WORK TO BE COMPLETED |
Your task is to gather the lines below that hold the string "this".

Plotting code records
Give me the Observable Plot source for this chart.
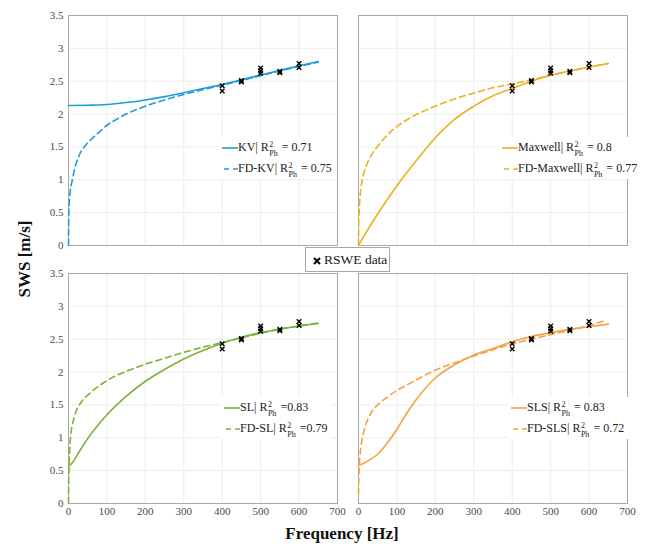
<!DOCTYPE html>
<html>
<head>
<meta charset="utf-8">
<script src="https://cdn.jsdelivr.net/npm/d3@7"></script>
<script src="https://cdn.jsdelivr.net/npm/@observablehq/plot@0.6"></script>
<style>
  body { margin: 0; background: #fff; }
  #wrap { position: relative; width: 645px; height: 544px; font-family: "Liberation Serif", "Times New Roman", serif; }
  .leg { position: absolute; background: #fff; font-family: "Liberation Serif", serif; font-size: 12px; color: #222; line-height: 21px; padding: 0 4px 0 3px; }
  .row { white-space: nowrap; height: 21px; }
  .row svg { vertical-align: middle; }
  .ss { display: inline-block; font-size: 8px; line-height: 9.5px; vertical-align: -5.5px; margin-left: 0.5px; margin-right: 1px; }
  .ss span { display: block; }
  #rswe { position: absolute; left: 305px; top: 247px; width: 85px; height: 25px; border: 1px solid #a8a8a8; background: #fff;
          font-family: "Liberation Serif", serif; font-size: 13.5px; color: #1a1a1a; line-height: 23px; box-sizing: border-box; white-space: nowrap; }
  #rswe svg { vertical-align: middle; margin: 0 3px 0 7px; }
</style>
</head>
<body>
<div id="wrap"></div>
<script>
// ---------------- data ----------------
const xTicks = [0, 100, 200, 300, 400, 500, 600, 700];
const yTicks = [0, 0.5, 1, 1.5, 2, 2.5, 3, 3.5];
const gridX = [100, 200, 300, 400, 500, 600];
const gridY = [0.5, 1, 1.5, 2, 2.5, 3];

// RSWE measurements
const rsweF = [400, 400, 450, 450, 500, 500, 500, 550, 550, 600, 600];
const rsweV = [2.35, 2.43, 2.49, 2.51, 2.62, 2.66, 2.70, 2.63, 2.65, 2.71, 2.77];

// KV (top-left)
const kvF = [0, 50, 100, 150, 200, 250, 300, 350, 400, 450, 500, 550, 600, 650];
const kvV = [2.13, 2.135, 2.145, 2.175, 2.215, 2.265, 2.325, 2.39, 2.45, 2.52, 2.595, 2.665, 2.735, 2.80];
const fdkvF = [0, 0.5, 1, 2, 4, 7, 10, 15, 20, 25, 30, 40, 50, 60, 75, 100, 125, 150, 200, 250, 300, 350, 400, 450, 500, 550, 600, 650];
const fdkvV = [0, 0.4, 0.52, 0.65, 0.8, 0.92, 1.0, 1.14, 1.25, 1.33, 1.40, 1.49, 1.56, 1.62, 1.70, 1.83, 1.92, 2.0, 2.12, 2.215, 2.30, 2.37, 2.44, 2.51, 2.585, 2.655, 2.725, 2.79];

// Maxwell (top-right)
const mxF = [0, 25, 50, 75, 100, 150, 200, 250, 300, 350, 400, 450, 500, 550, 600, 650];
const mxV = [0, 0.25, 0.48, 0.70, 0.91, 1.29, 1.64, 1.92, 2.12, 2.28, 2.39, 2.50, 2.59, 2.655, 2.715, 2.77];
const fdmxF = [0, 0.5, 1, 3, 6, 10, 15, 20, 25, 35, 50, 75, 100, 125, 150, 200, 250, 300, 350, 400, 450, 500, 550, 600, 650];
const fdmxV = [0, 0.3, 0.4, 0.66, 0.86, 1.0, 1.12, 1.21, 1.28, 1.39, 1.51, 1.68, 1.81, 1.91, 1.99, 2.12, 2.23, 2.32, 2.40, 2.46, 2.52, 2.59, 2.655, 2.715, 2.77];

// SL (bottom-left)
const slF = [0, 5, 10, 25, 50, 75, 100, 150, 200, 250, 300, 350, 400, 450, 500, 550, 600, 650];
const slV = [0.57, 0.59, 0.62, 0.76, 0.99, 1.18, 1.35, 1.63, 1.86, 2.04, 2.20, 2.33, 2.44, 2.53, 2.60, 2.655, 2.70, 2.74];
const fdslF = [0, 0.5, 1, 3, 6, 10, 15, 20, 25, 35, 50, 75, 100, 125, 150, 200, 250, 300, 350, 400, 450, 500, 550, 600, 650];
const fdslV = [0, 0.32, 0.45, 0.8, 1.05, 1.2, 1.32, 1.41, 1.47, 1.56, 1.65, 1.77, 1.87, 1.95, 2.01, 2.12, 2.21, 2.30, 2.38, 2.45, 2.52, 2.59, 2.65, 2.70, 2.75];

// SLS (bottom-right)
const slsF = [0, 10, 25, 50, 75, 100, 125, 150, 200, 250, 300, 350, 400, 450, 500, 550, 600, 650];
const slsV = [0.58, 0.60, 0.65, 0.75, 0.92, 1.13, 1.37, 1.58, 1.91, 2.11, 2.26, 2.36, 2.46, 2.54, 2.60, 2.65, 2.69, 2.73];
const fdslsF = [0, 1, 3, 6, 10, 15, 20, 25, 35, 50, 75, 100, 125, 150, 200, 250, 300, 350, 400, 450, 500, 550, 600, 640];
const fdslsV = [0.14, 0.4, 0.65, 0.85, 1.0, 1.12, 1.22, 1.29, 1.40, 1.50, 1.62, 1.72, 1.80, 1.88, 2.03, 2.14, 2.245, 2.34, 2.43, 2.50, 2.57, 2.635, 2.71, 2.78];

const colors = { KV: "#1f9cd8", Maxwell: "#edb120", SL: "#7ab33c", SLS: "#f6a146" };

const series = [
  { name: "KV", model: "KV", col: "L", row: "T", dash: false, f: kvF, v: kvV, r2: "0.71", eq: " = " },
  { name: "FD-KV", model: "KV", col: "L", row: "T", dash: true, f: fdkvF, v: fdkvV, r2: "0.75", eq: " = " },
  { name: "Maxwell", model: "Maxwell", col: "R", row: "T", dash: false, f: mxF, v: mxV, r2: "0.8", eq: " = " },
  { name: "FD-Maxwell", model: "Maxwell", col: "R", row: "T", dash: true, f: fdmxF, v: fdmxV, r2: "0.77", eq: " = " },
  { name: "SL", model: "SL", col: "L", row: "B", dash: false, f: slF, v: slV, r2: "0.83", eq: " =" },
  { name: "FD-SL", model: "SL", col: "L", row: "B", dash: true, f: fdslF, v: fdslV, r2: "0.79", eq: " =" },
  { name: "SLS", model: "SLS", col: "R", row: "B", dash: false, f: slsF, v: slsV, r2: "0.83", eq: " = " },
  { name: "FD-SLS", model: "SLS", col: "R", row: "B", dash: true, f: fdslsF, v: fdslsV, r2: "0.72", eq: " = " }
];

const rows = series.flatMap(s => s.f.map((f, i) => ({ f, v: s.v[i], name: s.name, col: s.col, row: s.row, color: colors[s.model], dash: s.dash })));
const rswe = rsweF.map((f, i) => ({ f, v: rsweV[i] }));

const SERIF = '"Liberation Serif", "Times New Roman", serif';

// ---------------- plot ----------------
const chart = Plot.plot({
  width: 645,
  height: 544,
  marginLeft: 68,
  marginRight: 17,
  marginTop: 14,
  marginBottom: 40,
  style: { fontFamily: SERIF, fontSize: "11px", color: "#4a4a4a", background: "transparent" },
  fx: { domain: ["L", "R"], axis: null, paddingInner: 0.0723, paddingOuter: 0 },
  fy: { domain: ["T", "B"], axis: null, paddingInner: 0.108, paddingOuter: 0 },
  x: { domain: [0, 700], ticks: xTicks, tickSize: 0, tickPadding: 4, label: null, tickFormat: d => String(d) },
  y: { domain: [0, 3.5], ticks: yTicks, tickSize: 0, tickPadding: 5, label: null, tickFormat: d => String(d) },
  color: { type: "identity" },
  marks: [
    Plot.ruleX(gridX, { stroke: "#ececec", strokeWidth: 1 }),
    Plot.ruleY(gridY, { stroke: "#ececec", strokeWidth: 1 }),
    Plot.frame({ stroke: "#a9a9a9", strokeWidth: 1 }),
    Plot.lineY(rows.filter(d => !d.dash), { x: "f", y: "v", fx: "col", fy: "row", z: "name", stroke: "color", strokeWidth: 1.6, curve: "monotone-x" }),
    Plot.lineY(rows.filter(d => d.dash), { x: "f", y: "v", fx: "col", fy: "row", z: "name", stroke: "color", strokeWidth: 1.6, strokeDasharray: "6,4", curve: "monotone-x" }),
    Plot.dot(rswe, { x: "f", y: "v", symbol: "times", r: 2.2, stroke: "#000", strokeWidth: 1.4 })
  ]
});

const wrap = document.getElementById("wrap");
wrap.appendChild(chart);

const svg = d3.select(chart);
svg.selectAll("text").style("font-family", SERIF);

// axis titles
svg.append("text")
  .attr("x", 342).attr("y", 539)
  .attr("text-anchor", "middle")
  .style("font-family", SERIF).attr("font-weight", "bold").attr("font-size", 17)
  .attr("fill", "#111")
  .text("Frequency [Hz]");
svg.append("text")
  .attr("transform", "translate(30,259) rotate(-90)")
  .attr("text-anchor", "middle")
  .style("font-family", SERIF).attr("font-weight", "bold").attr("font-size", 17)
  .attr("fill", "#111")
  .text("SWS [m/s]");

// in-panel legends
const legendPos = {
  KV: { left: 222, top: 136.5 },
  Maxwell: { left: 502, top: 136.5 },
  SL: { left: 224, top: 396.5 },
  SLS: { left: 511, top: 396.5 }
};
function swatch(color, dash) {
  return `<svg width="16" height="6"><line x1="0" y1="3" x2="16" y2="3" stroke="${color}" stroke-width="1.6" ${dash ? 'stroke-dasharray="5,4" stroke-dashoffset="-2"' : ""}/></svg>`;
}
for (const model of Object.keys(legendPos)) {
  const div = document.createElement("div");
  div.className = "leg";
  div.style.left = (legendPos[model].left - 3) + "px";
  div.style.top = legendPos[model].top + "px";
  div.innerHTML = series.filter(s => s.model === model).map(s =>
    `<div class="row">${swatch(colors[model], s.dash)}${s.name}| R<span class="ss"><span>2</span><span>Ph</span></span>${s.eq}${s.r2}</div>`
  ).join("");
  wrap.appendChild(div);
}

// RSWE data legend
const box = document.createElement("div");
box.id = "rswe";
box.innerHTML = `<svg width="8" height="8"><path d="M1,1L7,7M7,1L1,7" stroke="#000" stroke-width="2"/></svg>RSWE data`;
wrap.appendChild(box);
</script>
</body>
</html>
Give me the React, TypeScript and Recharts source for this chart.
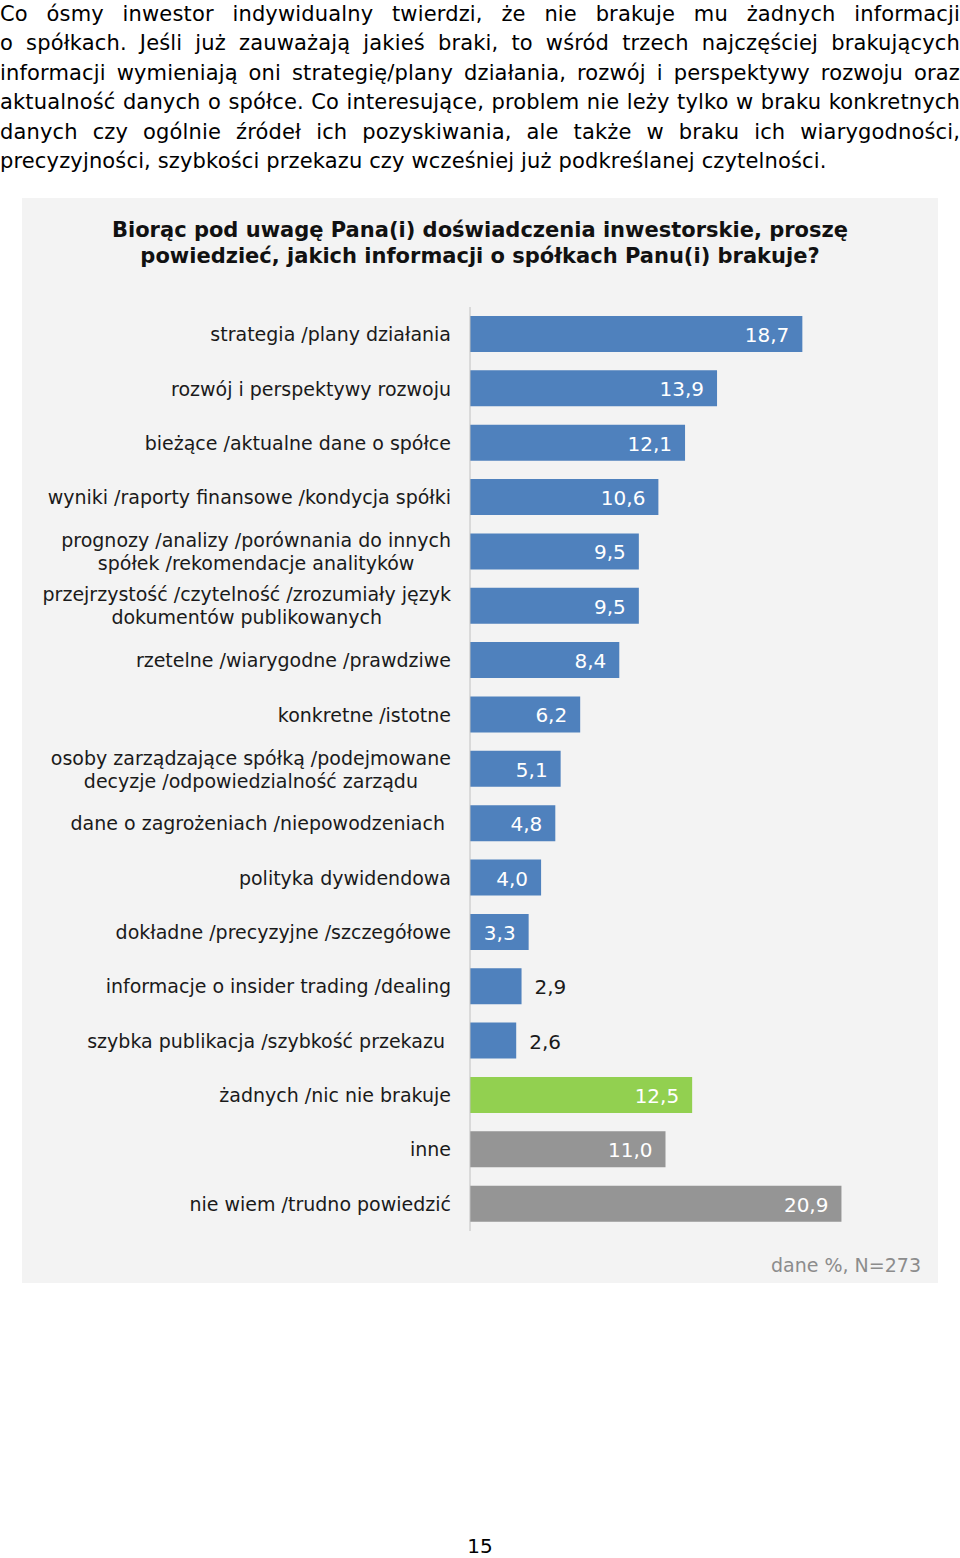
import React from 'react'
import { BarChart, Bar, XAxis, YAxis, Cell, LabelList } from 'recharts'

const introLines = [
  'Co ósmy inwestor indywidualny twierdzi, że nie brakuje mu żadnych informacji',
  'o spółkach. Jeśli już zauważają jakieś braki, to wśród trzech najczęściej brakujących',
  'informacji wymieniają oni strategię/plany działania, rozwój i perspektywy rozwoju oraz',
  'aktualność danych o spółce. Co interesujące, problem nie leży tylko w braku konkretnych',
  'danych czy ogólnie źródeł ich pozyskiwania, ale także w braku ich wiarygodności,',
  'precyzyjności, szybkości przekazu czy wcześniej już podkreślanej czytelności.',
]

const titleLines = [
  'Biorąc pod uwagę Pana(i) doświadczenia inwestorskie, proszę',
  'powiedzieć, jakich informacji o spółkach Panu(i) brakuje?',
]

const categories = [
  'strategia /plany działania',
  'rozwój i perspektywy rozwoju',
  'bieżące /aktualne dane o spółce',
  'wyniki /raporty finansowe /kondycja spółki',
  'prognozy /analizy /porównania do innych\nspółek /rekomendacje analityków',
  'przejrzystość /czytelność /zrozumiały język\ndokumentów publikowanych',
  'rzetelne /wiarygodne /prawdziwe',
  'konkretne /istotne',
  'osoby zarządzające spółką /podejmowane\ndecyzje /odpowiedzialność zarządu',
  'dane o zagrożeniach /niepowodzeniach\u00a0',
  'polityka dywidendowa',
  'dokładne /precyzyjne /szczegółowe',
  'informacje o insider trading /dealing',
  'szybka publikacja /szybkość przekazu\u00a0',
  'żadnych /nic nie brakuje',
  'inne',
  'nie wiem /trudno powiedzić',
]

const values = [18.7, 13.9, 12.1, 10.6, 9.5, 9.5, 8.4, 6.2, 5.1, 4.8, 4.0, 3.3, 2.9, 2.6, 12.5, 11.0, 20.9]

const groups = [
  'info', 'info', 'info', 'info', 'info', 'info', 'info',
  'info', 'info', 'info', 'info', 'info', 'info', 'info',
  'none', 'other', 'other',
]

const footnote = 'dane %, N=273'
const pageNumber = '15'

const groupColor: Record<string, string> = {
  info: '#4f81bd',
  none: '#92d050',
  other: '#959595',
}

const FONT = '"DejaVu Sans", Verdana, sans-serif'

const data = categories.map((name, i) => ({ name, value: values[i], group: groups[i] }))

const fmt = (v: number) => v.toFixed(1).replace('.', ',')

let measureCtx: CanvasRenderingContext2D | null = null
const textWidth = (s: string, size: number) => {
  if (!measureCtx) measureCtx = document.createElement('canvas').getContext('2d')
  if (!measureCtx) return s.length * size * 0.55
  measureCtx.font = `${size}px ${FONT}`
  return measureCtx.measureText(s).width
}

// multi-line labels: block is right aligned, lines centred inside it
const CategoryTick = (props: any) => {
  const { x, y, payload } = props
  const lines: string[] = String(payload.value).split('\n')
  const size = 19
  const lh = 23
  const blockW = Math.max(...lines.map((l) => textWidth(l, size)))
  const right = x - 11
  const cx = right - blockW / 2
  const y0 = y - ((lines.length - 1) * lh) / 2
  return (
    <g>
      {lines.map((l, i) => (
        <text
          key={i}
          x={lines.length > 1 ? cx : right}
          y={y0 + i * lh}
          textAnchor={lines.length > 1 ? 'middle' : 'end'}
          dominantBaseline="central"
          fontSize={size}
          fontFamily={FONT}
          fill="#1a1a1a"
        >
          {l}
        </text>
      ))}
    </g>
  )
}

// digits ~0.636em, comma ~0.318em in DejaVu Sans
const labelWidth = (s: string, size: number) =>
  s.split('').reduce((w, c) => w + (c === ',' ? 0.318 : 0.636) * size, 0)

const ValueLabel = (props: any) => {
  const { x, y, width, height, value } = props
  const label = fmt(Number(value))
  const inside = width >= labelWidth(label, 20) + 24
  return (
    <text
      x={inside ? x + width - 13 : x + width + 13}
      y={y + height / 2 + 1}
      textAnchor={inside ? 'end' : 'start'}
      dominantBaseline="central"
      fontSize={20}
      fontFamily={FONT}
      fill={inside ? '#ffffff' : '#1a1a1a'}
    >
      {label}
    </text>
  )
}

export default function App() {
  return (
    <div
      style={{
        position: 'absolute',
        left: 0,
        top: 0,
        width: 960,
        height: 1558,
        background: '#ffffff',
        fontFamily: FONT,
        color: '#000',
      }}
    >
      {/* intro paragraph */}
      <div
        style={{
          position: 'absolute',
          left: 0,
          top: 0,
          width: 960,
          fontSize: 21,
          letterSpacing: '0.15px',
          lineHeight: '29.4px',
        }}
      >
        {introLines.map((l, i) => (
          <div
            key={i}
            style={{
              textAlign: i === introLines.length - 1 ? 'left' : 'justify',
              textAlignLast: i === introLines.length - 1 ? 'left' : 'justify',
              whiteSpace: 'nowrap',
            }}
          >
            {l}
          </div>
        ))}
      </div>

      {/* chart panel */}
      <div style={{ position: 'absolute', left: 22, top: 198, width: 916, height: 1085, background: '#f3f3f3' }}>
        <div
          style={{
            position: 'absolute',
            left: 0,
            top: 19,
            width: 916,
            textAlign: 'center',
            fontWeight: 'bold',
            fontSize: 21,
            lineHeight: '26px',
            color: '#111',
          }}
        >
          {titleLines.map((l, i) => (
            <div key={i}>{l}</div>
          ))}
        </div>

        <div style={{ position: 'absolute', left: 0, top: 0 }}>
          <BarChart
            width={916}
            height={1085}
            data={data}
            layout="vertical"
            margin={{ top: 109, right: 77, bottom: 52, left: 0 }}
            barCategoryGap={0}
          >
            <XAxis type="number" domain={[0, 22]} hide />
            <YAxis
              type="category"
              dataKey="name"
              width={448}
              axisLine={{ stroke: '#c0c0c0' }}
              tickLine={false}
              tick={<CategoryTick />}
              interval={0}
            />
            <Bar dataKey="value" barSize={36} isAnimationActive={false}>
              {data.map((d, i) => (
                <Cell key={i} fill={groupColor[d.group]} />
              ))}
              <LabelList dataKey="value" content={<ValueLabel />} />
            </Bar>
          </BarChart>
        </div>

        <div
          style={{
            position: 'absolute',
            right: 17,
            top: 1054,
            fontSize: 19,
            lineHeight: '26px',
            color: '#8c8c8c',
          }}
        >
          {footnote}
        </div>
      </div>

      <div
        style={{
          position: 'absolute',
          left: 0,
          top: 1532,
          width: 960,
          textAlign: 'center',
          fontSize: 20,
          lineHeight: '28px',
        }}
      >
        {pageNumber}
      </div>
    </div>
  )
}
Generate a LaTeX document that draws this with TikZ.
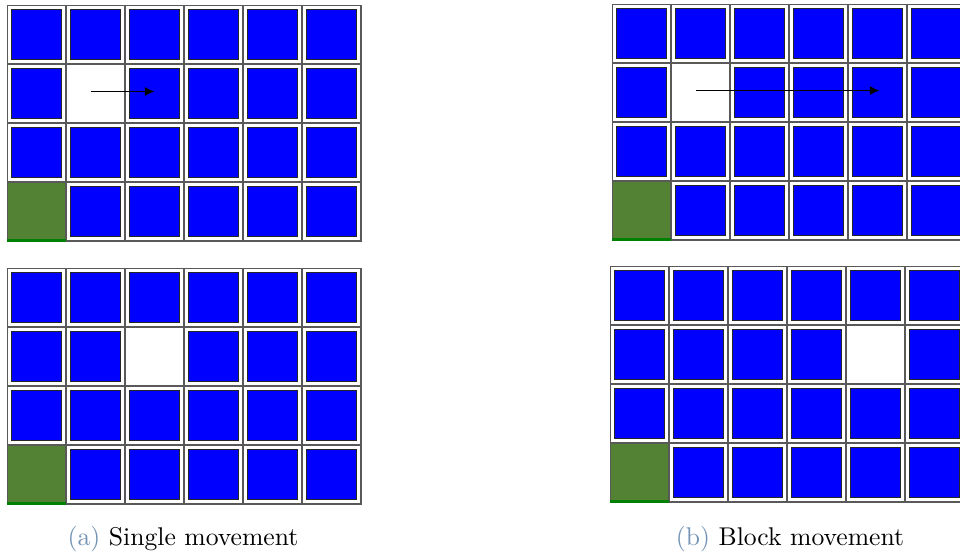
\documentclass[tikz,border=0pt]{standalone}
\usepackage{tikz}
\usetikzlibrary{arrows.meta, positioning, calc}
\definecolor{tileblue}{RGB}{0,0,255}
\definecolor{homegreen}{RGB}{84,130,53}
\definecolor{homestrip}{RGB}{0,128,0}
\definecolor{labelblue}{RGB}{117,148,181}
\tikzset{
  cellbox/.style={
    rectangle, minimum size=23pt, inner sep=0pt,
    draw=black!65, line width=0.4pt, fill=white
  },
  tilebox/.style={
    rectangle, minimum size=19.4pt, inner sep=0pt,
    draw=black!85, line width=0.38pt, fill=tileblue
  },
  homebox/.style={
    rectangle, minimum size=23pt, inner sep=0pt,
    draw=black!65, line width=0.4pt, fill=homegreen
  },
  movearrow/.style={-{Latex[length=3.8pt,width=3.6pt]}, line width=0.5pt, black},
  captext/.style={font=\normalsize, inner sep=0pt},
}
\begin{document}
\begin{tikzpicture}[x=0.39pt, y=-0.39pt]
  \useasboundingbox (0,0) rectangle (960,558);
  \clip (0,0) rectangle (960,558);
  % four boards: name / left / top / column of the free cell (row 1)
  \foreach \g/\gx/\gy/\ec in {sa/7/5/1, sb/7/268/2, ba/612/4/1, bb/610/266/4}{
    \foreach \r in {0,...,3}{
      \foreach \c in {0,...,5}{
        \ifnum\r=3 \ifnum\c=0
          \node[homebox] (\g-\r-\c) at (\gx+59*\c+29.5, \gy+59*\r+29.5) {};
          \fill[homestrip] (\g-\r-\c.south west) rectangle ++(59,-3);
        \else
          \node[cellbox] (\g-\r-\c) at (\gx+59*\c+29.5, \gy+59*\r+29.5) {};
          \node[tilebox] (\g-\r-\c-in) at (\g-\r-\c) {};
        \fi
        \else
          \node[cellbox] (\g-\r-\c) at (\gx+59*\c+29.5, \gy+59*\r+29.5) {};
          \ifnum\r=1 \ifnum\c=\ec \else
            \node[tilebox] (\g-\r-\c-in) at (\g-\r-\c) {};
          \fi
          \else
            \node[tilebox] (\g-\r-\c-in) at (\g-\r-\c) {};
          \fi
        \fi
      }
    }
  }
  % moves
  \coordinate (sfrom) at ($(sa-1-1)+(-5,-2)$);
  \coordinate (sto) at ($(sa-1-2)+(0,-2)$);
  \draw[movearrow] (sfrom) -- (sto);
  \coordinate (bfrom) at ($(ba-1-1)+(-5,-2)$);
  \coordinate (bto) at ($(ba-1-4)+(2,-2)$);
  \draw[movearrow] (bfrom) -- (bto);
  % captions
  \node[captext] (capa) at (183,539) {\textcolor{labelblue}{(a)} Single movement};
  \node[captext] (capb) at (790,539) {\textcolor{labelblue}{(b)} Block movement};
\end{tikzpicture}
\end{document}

THE COMPLETED TASK |
Give me the Observable Plot source for this chart.
Give me the React, TypeScript and Recharts source for this chart.
Generate a LaTeX document that draws this with TikZ.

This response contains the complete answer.